New Zealand’s Overseas Investment Office knocked back HNA’s application to buy the business for $NZ660 million ($A626 million) on Thursday, because it couldn’t determine who owned and controlled HNA and consequently it failed the legislative test.
The Chinese conglomerate, which owns a 19 per cent stake in airline Virgin Australia, had agreed to buy UDC nearly a year ago but has been under increase scrutiny after a debt-fuelled $US40 billion ($A56 billion) global buying spree.
ANZ NZ chief executive David Hisco said the sale would not proceed unless HNA could overturn the decision.
“We don’t know if HNA will attempt to overturn the decision,” Mr Hisco said in a statement on Thursday.

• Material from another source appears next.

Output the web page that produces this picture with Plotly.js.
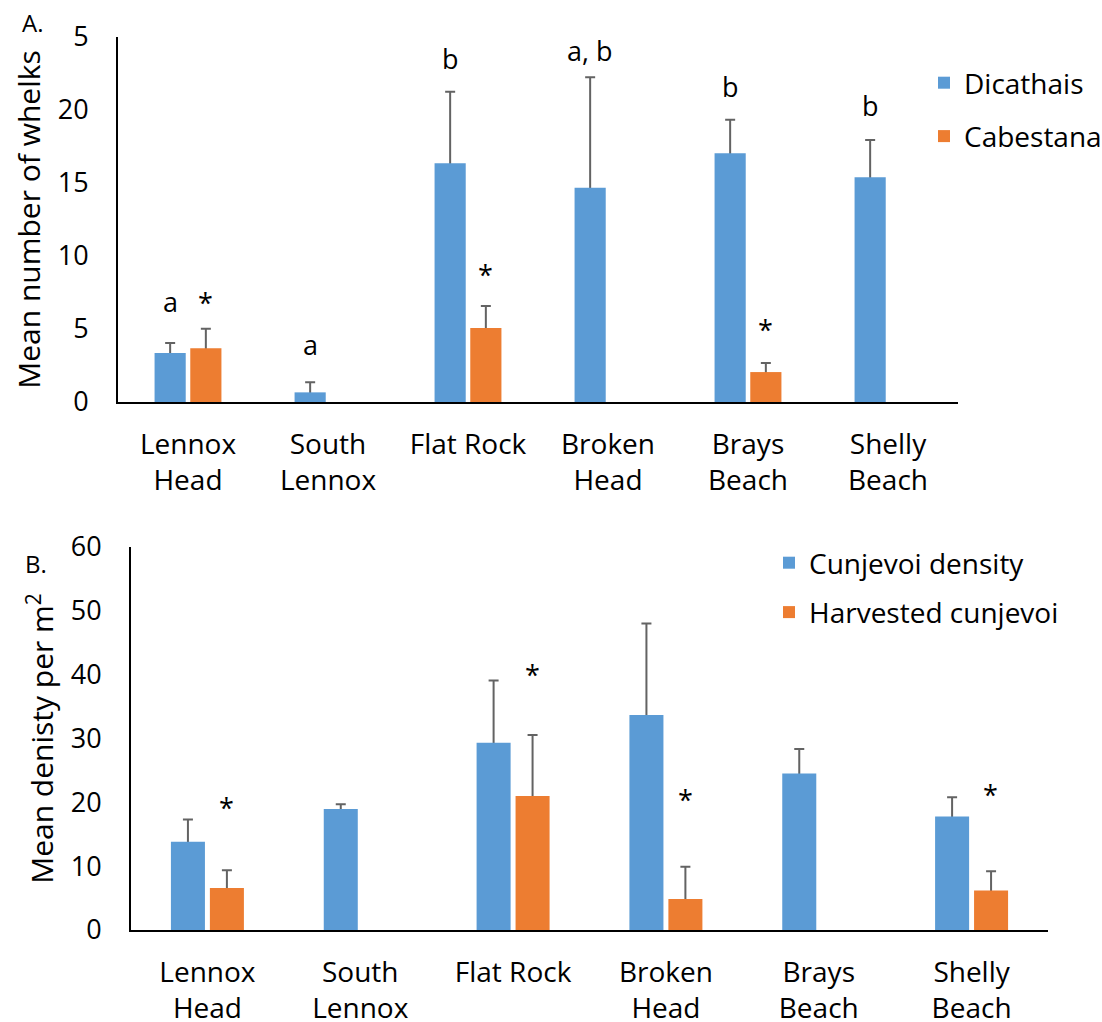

“If the sale does not proceed, we’ll assess our strategic options regarding the future of UDC.”
Mr Hisco said there was no urgency for a decision about the NZ business, given the strength of ANZ’s capital position following the recent sale of its life insurance arm, and that the company would continue to operate as usual.
“UDC’s focus remains on its core business of financing vehicles and equipment for people and companies across New Zealand,” he said.
“So, it will be business as usual for our staff and customers.”
ANZ said the decision would have no impact on the $A1.5 billion on-market buy back of shares, which was announced on Monday following the completion of the sale of its stake in Shanghai Rural Commercial Bank.
The lenders shares were down 9.5 cents, or 0.3 per cent, $28.965 at 1032 AEDT on Thursday.